═════ DATA FOR THIS TASK
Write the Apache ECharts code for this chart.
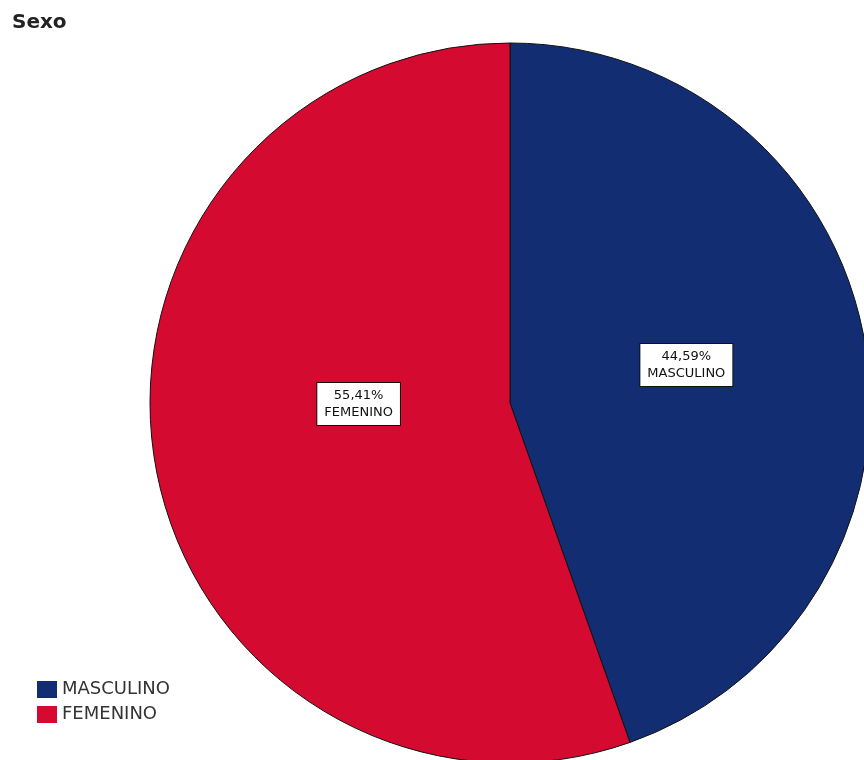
<!DOCTYPE html>
<html>
<head>
<meta charset="utf-8">
<script src="https://cdn.jsdelivr.net/npm/echarts@6/dist/echarts.min.js"></script>
<style>
  html, body { margin: 0; padding: 0; background: #fff; }
  #chart { width: 864px; height: 760px; }
</style>
</head>
<body>
<div id="chart"></div>
<script>
// data
const categories = ['MASCULINO', 'FEMENINO'];
const percents = [44.59, 55.41];
const colors = ['#122d72', '#d50a30'];

const chart = echarts.init(document.getElementById('chart'), null, { renderer: 'canvas' });

const fmt = v => v.toFixed(2).replace('.', ',') + '%';

chart.setOption({
  animation: false,
  title: {
    text: 'Sexo',
    left: 7,
    top: 8,
    textStyle: { fontFamily: 'DejaVu Sans', fontSize: 20, fontWeight: 'bold', color: '#222' }
  },
  legend: {
    orient: 'vertical',
    left: 32,
    top: 675,
    itemWidth: 20,
    itemHeight: 17,
    itemGap: 6,
    icon: 'rect',
    itemStyle: { borderWidth: 0 },
    textStyle: { fontFamily: 'DejaVu Sans', fontSize: 18, lineHeight: 19, color: '#333' },
    data: categories
  },
  series: [{
    type: 'pie',
    center: [510, 403],
    radius: 360,
    startAngle: 90,
    clockwise: true,
    avoidLabelOverlap: false,
    itemStyle: { borderColor: '#111', borderWidth: 1 },
    label: {
      position: 'inside',
      formatter: p => fmt(p.value) + '\n' + p.name,
      fontFamily: 'DejaVu Sans',
      fontSize: 13,
      lineHeight: 17,
      color: '#111',
      backgroundColor: '#fff',
      borderColor: '#111',
      borderWidth: 1,
      padding: [4, 7]
    },
    labelLine: { show: false },
    emphasis: { disabled: true },
    data: categories.map((c, i) => ({
      name: c,
      value: percents[i],
      itemStyle: { color: colors[i] },
      label: { offset: i === 0 ? [-4, -7] : [29, -30] }
    }))
  }]
});
</script>
</body>
</html>
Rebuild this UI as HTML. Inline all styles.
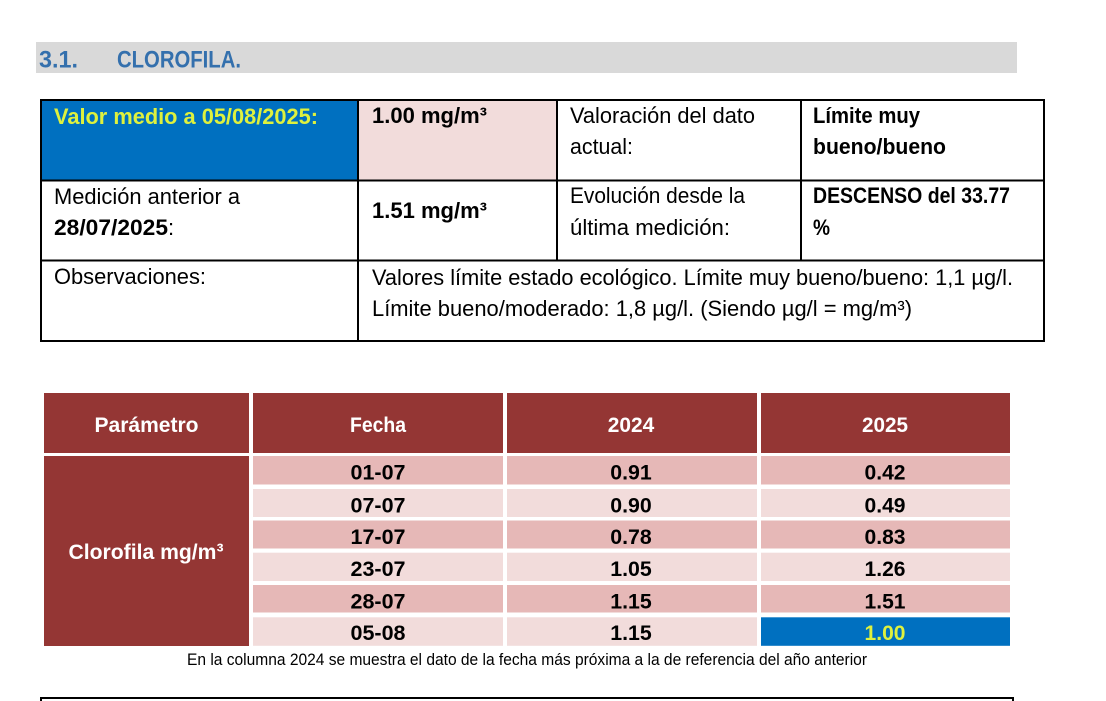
<!DOCTYPE html>
<html>
<head>
<meta charset="utf-8">
<style>
  html,body{margin:0;padding:0;background:#fff;}
  svg{display:block;}
  text{font-family:"Liberation Sans", Arial, sans-serif;}
  .b{font-weight:bold;}
</style>
</head>
<body>
<svg width="1106" height="701" viewBox="0 0 1106 701" xmlns="http://www.w3.org/2000/svg">
  <rect x="0" y="0" width="1106" height="701" fill="#ffffff"/>

  <!-- Title bar -->
  <rect x="36" y="42" width="981" height="31" fill="#d9d9d9"/>
  <text class="b" x="39" y="67.5" font-size="24.5" fill="#3470ad" textLength="39" lengthAdjust="spacingAndGlyphs">3.1.</text>
  <text class="b" x="117" y="67.5" font-size="24.5" fill="#3470ad" textLength="124" lengthAdjust="spacingAndGlyphs">CLOROFILA.</text>

  <!-- Top table fills -->
  <rect x="41" y="100" width="317" height="80.5" fill="#0070c0"/>
  <rect x="358" y="100" width="199" height="80.5" fill="#f2dcdb"/>

  <!-- Top table lines -->
  <g stroke="#000" stroke-width="2" fill="none">
    <line x1="40" y1="100" x2="1045" y2="100"/>
    <line x1="40" y1="180.5" x2="1045" y2="180.5"/>
    <line x1="40" y1="260.5" x2="1045" y2="260.5"/>
    <line x1="40" y1="341" x2="1045" y2="341"/>
    <line x1="41" y1="99" x2="41" y2="342"/>
    <line x1="358" y1="99" x2="358" y2="342"/>
    <line x1="557" y1="99" x2="557" y2="261"/>
    <line x1="801" y1="99" x2="801" y2="261"/>
    <line x1="1044" y1="99" x2="1044" y2="342"/>
  </g>

  <!-- Row 1 -->
  <text class="b" x="54" y="124" font-size="22" fill="#def13e" textLength="264" lengthAdjust="spacingAndGlyphs">Valor medio a 05/08/2025:</text>
  <text class="b" x="372" y="123" font-size="22" fill="#000" textLength="115" lengthAdjust="spacingAndGlyphs">1.00 mg/m³</text>
  <text x="570" y="123" font-size="22" fill="#000" textLength="185" lengthAdjust="spacingAndGlyphs">Valoración del dato</text>
  <text x="570" y="154" font-size="22" fill="#000" textLength="63" lengthAdjust="spacingAndGlyphs">actual:</text>
  <text class="b" x="813" y="123" font-size="22" fill="#000" textLength="107" lengthAdjust="spacingAndGlyphs">Límite muy</text>
  <text class="b" x="813" y="154" font-size="22" fill="#000" textLength="133" lengthAdjust="spacingAndGlyphs">bueno/bueno</text>

  <!-- Row 2 -->
  <text x="54" y="204" font-size="22" fill="#000" textLength="186" lengthAdjust="spacingAndGlyphs">Medición anterior a</text>
  <text class="b" x="54" y="235" font-size="22" fill="#000" textLength="114" lengthAdjust="spacingAndGlyphs">28/07/2025</text>
  <text x="168" y="235" font-size="22" fill="#000">:</text>
  <text class="b" x="372" y="218" font-size="22" fill="#000" textLength="115" lengthAdjust="spacingAndGlyphs">1.51 mg/m³</text>
  <text x="570" y="203" font-size="22" fill="#000" textLength="175" lengthAdjust="spacingAndGlyphs">Evolución desde la</text>
  <text x="570" y="235" font-size="22" fill="#000" textLength="160" lengthAdjust="spacingAndGlyphs">última medición:</text>
  <text class="b" x="813" y="203" font-size="22" fill="#000" textLength="197" lengthAdjust="spacingAndGlyphs">DESCENSO del 33.77</text>
  <text class="b" x="813" y="235" font-size="22" fill="#000" textLength="17" lengthAdjust="spacingAndGlyphs">%</text>

  <!-- Row 3 -->
  <text x="54" y="284" font-size="22" fill="#000" textLength="152" lengthAdjust="spacingAndGlyphs">Observaciones:</text>
  <text x="372" y="285" font-size="22" fill="#000" textLength="641" lengthAdjust="spacingAndGlyphs">Valores límite estado ecológico. Límite muy bueno/bueno: 1,1 µg/l.</text>
  <text x="372" y="316" font-size="22" fill="#000" textLength="540" lengthAdjust="spacingAndGlyphs">Límite bueno/moderado: 1,8 µg/l. (Siendo µg/l = mg/m³)</text>

  <!-- Bottom table header -->
  <g fill="#943634">
    <rect x="44" y="393" width="205" height="60"/>
    <rect x="253" y="393" width="250" height="60"/>
    <rect x="507" y="393" width="250" height="60"/>
    <rect x="761" y="393" width="249" height="60"/>
    <rect x="44" y="456" width="205" height="190"/>
  </g>
  <text class="b" x="146.5" y="432" font-size="21.5" fill="#fff" text-anchor="middle" textLength="104" lengthAdjust="spacingAndGlyphs">Parámetro</text>
  <text class="b" x="378" y="432" font-size="21.5" fill="#fff" text-anchor="middle" textLength="56" lengthAdjust="spacingAndGlyphs">Fecha</text>
  <text class="b" x="631" y="432" font-size="21.5" fill="#fff" text-anchor="middle" textLength="46.5" lengthAdjust="spacingAndGlyphs">2024</text>
  <text class="b" x="885" y="432" font-size="21.5" fill="#fff" text-anchor="middle" textLength="46" lengthAdjust="spacingAndGlyphs">2025</text>
  <text class="b" x="146" y="559" font-size="21.5" fill="#fff" text-anchor="middle" textLength="155" lengthAdjust="spacingAndGlyphs">Clorofila mg/m³</text>

  <!-- Data rows -->
  <g>
    <rect x="253" y="456" width="250" height="28.5" fill="#e6b8b7"/>
    <rect x="507" y="456" width="250" height="28.5" fill="#e6b8b7"/>
    <rect x="761" y="456" width="249" height="28.5" fill="#e6b8b7"/>
    <rect x="253" y="489" width="250" height="28" fill="#f2dcdb"/>
    <rect x="507" y="489" width="250" height="28" fill="#f2dcdb"/>
    <rect x="761" y="489" width="249" height="28" fill="#f2dcdb"/>
    <rect x="253" y="520.5" width="250" height="28" fill="#e6b8b7"/>
    <rect x="507" y="520.5" width="250" height="28" fill="#e6b8b7"/>
    <rect x="761" y="520.5" width="249" height="28" fill="#e6b8b7"/>
    <rect x="253" y="552.7" width="250" height="28.3" fill="#f2dcdb"/>
    <rect x="507" y="552.7" width="250" height="28.3" fill="#f2dcdb"/>
    <rect x="761" y="552.7" width="249" height="28.3" fill="#f2dcdb"/>
    <rect x="253" y="585" width="250" height="27.5" fill="#e6b8b7"/>
    <rect x="507" y="585" width="250" height="27.5" fill="#e6b8b7"/>
    <rect x="761" y="585" width="249" height="27.5" fill="#e6b8b7"/>
    <rect x="253" y="617.3" width="250" height="28.5" fill="#f2dcdb"/>
    <rect x="507" y="617.3" width="250" height="28.5" fill="#f2dcdb"/>
    <rect x="761" y="617.3" width="249" height="28.5" fill="#0070c0"/>
  </g>

  <g font-size="21.5" fill="#000" text-anchor="middle">
    <text class="b" x="378" y="479.5" textLength="55" lengthAdjust="spacingAndGlyphs">01-07</text>
    <text class="b" x="631" y="479.5" textLength="41.5" lengthAdjust="spacingAndGlyphs">0.91</text>
    <text class="b" x="885" y="479.5" textLength="41" lengthAdjust="spacingAndGlyphs">0.42</text>

    <text class="b" x="378" y="512.5" textLength="55" lengthAdjust="spacingAndGlyphs">07-07</text>
    <text class="b" x="631" y="512.5" textLength="41.5" lengthAdjust="spacingAndGlyphs">0.90</text>
    <text class="b" x="885" y="512.5" textLength="41" lengthAdjust="spacingAndGlyphs">0.49</text>

    <text class="b" x="378" y="544" textLength="55" lengthAdjust="spacingAndGlyphs">17-07</text>
    <text class="b" x="631" y="544" textLength="41.5" lengthAdjust="spacingAndGlyphs">0.78</text>
    <text class="b" x="885" y="544" textLength="41" lengthAdjust="spacingAndGlyphs">0.83</text>

    <text class="b" x="378" y="576.2" textLength="55" lengthAdjust="spacingAndGlyphs">23-07</text>
    <text class="b" x="631" y="576.2" textLength="41.5" lengthAdjust="spacingAndGlyphs">1.05</text>
    <text class="b" x="885" y="576.2" textLength="41" lengthAdjust="spacingAndGlyphs">1.26</text>

    <text class="b" x="378" y="608.5" textLength="55" lengthAdjust="spacingAndGlyphs">28-07</text>
    <text class="b" x="631" y="608.5" textLength="41.5" lengthAdjust="spacingAndGlyphs">1.15</text>
    <text class="b" x="885" y="608.5" textLength="41" lengthAdjust="spacingAndGlyphs">1.51</text>

    <text class="b" x="378" y="640.2" textLength="55" lengthAdjust="spacingAndGlyphs">05-08</text>
    <text class="b" x="631" y="640.2" textLength="41.5" lengthAdjust="spacingAndGlyphs">1.15</text>
    <text class="b" x="885" y="640.2" textLength="41" lengthAdjust="spacingAndGlyphs" fill="#def13e">1.00</text>
  </g>

  <!-- Caption -->
  <text x="187" y="665" font-size="16.2" fill="#000" textLength="680" lengthAdjust="spacingAndGlyphs">En la columna 2024 se muestra el dato de la fecha más próxima a la de referencia del año anterior</text>

  <!-- Bottom box start -->
  <g stroke="#000" stroke-width="2" fill="none">
    <line x1="40" y1="698" x2="1014" y2="698"/>
    <line x1="41" y1="697" x2="41" y2="701"/>
    <line x1="1013" y1="697" x2="1013" y2="701"/>
  </g>
</svg>
</body>
</html>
══════════
[TASK OBJECTIVE]: Please reproduce the listing exactly from its opening line through the line that contains "const colors = ['#122d72', '#d50a30'];", both included, with all pictures omitted.

[OUTPUT FOR THIS EXERCISE]:
Write the Apache ECharts code for this chart.
<!DOCTYPE html>
<html>
<head>
<meta charset="utf-8">
<script src="https://cdn.jsdelivr.net/npm/echarts@6/dist/echarts.min.js"></script>
<style>
  html, body { margin: 0; padding: 0; background: #fff; }
  #chart { width: 864px; height: 760px; }
</style>
</head>
<body>
<div id="chart"></div>
<script>
// data
const categories = ['MASCULINO', 'FEMENINO'];
const percents = [44.59, 55.41];
const colors = ['#122d72', '#d50a30'];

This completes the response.